TO DO:
Could you repeat, exactly as they stand, the lines between the one with "Reproduce this chart with Plotly." and the one with "import plotly.graph_objects as go", inclusive, minus the pictures?

EXCERPTED DATA:
──────────
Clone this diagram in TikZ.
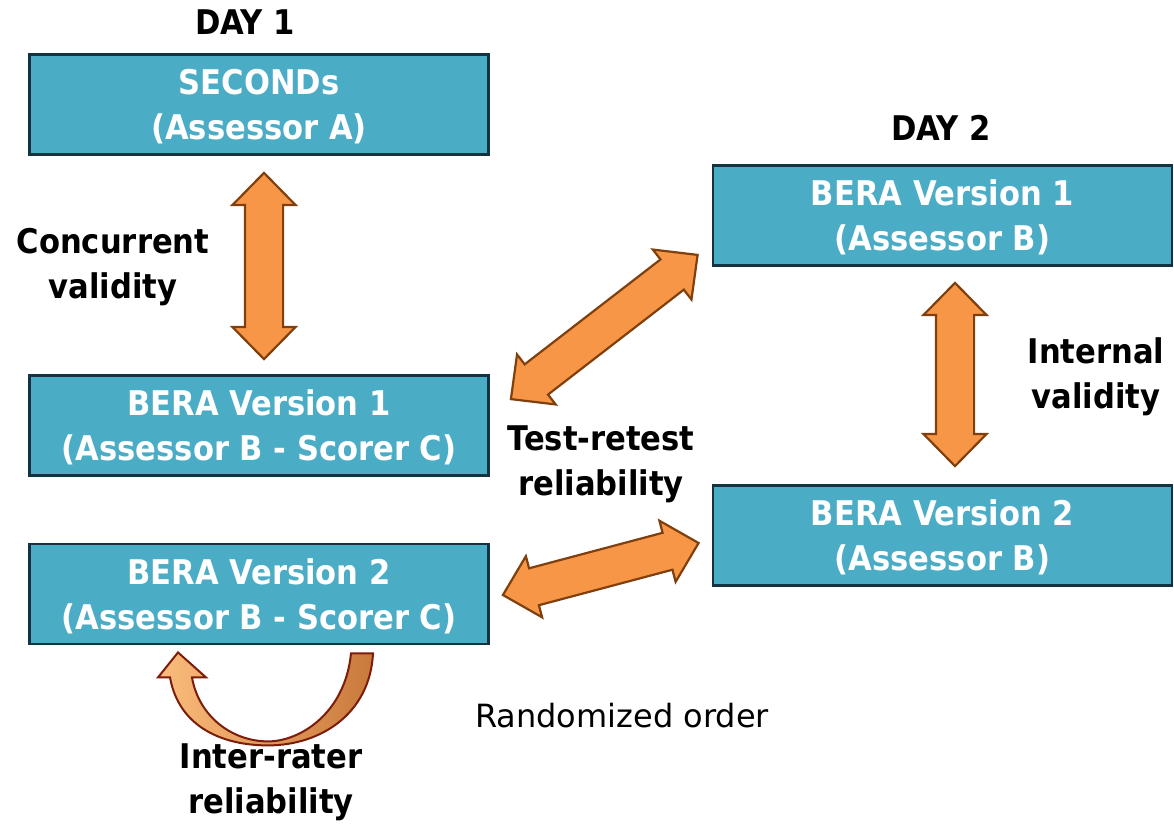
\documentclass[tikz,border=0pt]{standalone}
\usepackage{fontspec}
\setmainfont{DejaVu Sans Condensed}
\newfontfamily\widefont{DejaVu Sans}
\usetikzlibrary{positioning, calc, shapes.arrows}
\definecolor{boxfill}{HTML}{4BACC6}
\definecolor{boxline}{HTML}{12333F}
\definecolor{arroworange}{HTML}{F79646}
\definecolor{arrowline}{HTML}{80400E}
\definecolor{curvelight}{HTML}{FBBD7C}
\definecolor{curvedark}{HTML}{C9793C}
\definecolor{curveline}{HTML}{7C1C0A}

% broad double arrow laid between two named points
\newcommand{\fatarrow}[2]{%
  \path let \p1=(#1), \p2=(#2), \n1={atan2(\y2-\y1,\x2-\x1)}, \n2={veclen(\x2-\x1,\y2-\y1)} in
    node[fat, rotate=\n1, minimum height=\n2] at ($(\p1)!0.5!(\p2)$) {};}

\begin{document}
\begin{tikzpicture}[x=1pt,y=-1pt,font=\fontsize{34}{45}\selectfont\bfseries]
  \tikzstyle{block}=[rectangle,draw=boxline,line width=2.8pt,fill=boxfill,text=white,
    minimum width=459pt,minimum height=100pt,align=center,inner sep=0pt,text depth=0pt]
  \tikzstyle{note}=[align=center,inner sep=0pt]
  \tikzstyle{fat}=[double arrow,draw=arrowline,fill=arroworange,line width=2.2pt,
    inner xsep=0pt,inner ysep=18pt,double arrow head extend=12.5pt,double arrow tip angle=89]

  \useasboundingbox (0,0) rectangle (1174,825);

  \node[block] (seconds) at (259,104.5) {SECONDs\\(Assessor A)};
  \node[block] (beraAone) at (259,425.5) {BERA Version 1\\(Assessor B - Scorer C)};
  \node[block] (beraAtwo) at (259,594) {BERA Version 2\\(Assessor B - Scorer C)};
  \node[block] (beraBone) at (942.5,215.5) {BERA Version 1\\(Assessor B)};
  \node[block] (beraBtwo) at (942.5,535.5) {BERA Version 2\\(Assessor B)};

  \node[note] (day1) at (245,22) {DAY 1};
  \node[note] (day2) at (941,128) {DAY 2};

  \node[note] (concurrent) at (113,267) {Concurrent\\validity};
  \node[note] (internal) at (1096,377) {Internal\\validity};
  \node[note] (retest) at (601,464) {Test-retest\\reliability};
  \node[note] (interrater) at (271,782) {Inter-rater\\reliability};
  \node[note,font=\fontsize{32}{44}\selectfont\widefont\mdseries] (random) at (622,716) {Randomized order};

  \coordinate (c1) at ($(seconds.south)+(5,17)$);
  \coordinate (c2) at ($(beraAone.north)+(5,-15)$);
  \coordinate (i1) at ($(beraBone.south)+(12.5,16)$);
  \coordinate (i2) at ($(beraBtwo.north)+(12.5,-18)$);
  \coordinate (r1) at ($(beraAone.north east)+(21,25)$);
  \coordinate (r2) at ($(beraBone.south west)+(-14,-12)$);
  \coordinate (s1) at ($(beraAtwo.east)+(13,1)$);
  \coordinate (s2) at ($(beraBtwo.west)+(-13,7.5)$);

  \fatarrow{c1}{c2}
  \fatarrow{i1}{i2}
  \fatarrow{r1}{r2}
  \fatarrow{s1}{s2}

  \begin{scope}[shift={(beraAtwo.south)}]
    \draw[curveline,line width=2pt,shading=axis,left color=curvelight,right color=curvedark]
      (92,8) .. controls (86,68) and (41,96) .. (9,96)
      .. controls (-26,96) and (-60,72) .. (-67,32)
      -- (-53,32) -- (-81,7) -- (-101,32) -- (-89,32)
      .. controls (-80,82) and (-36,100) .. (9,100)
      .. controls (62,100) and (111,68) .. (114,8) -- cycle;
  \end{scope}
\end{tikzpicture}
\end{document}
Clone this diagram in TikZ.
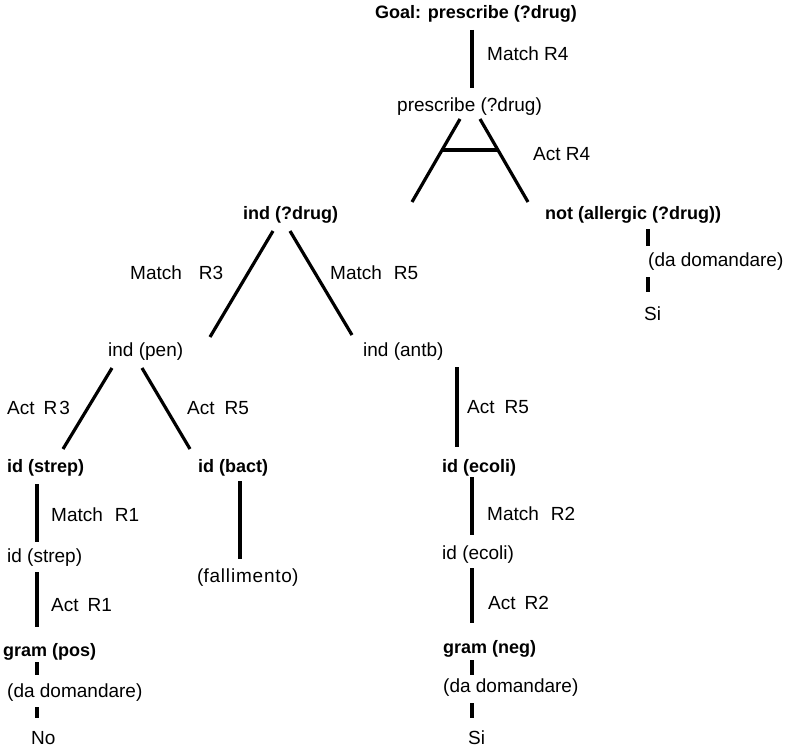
──────────
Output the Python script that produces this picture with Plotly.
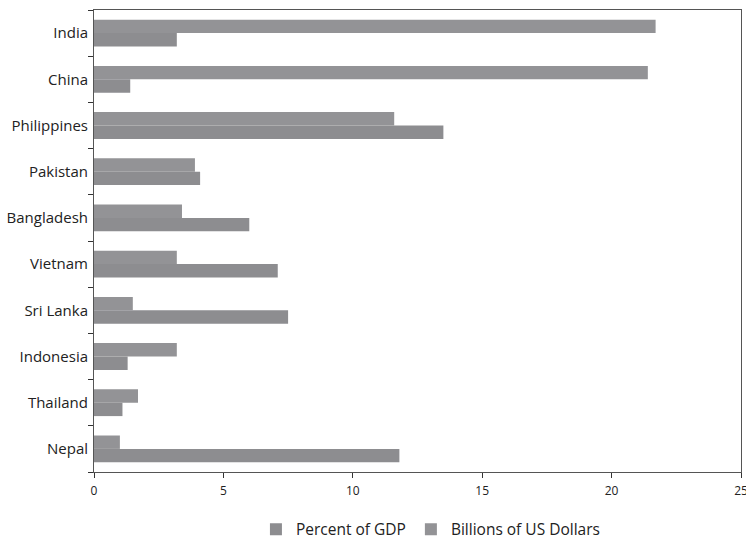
──────────
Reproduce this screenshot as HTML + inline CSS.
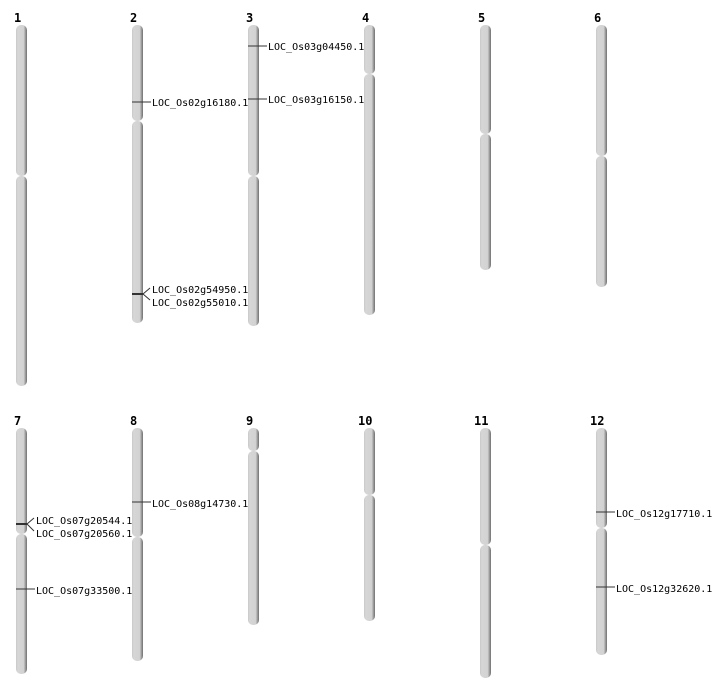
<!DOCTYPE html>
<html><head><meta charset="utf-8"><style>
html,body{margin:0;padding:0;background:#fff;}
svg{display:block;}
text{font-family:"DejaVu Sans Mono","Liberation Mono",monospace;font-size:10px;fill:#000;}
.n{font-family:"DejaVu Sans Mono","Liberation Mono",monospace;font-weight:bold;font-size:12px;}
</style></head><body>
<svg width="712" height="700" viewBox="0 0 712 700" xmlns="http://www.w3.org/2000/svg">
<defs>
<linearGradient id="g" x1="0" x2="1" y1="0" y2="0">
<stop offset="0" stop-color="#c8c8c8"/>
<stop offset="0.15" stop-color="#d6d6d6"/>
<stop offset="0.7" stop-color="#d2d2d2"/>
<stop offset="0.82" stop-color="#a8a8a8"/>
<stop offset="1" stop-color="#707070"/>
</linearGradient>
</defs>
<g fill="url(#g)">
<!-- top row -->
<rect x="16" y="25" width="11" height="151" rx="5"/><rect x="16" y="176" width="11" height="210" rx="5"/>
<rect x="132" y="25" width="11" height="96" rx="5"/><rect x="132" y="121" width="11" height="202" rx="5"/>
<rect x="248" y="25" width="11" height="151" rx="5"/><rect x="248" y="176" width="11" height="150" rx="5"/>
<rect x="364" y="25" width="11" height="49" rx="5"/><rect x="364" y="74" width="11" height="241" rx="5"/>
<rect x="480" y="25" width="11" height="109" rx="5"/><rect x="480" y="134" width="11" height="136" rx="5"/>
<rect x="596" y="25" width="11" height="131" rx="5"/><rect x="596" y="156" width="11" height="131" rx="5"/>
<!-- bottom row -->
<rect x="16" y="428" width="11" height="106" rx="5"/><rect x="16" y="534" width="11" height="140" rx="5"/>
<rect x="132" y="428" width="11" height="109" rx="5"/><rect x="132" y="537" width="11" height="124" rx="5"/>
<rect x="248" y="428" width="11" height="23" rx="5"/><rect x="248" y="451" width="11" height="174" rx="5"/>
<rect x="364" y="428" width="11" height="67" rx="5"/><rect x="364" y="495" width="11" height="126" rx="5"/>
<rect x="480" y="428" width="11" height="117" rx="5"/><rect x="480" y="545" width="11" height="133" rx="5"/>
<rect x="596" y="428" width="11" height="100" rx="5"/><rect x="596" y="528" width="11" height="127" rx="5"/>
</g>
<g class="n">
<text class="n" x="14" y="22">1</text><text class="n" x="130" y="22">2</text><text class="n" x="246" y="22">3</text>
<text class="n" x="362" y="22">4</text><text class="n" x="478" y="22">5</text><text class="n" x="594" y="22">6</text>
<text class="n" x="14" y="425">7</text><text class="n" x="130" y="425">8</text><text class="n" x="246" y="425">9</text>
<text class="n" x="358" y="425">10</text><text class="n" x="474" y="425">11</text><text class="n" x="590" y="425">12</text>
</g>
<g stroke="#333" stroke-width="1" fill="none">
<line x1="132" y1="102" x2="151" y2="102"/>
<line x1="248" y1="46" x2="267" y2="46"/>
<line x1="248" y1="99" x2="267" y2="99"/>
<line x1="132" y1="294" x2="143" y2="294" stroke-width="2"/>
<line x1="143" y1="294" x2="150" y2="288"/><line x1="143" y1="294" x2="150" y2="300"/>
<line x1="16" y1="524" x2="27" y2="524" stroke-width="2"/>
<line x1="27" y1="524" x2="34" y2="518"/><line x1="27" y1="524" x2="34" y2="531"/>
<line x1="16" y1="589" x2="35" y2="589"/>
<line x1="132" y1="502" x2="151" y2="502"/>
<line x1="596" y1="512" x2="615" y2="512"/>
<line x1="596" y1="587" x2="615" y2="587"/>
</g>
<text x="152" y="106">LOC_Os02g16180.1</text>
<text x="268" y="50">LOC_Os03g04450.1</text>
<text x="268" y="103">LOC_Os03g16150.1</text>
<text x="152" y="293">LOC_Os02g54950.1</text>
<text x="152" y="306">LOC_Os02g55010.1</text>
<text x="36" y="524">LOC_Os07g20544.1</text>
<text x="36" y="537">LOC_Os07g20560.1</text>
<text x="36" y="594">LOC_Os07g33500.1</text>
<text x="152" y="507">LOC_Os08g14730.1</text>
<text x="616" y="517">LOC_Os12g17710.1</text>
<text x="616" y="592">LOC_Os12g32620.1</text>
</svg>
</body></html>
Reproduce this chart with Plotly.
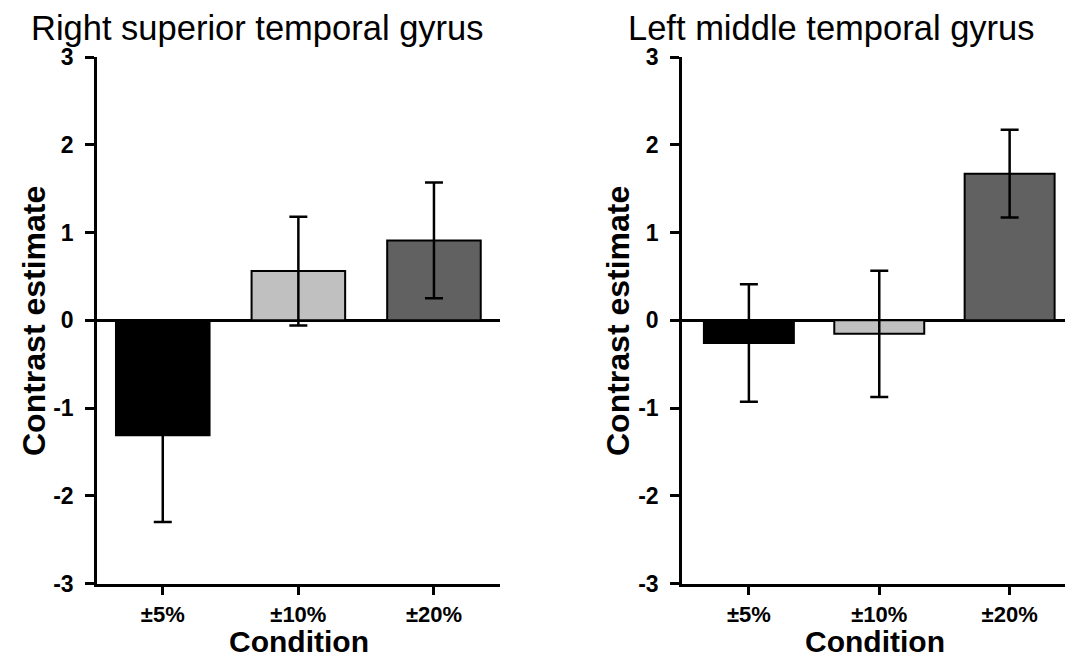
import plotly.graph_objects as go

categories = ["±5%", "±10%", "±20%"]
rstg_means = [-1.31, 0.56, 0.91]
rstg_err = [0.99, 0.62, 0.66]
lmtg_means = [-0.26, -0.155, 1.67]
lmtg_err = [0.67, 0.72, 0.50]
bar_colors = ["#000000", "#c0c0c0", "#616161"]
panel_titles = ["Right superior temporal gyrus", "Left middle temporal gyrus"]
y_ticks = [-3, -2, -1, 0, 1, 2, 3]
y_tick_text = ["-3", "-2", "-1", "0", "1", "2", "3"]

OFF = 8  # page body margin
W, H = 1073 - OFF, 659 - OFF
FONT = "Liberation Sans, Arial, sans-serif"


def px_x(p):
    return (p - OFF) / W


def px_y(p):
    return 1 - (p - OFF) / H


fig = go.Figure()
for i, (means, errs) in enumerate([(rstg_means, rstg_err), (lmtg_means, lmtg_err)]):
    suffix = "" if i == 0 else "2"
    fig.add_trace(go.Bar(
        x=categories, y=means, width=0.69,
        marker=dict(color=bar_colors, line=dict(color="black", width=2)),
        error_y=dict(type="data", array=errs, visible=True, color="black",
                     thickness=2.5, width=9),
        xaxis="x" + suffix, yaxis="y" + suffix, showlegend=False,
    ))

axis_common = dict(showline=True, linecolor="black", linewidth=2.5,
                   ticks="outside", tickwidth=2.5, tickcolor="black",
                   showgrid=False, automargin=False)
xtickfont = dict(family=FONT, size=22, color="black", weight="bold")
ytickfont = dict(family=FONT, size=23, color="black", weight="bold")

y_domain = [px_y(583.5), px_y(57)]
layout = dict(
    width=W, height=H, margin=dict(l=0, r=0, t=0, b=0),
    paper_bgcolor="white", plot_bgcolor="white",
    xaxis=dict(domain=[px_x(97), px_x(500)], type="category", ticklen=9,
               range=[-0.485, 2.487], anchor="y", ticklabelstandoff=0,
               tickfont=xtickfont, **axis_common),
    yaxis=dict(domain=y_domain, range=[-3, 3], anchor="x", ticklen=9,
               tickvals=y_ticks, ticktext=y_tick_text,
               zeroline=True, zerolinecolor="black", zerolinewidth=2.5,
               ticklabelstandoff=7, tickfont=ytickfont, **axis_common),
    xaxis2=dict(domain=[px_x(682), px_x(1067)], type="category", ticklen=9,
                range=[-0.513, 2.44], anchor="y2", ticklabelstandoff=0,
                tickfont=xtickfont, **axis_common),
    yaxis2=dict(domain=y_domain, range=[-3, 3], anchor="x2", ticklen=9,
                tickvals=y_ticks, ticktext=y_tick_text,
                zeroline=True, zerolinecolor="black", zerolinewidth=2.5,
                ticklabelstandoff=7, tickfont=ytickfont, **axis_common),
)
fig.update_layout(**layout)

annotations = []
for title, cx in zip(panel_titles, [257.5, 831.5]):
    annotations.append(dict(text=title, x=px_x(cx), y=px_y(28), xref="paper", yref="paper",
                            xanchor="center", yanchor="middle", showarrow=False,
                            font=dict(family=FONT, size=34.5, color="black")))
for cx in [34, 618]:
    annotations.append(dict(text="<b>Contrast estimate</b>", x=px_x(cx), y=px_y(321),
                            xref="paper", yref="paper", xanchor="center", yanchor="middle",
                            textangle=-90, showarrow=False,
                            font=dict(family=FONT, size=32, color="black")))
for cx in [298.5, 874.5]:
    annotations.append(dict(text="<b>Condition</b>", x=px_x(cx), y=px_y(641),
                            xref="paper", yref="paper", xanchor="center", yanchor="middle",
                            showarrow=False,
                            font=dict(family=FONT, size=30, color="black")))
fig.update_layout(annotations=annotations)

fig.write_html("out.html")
──────────
TASK RESPONSE:
Reproduce this chart with Plotly.
import plotly.graph_objects as go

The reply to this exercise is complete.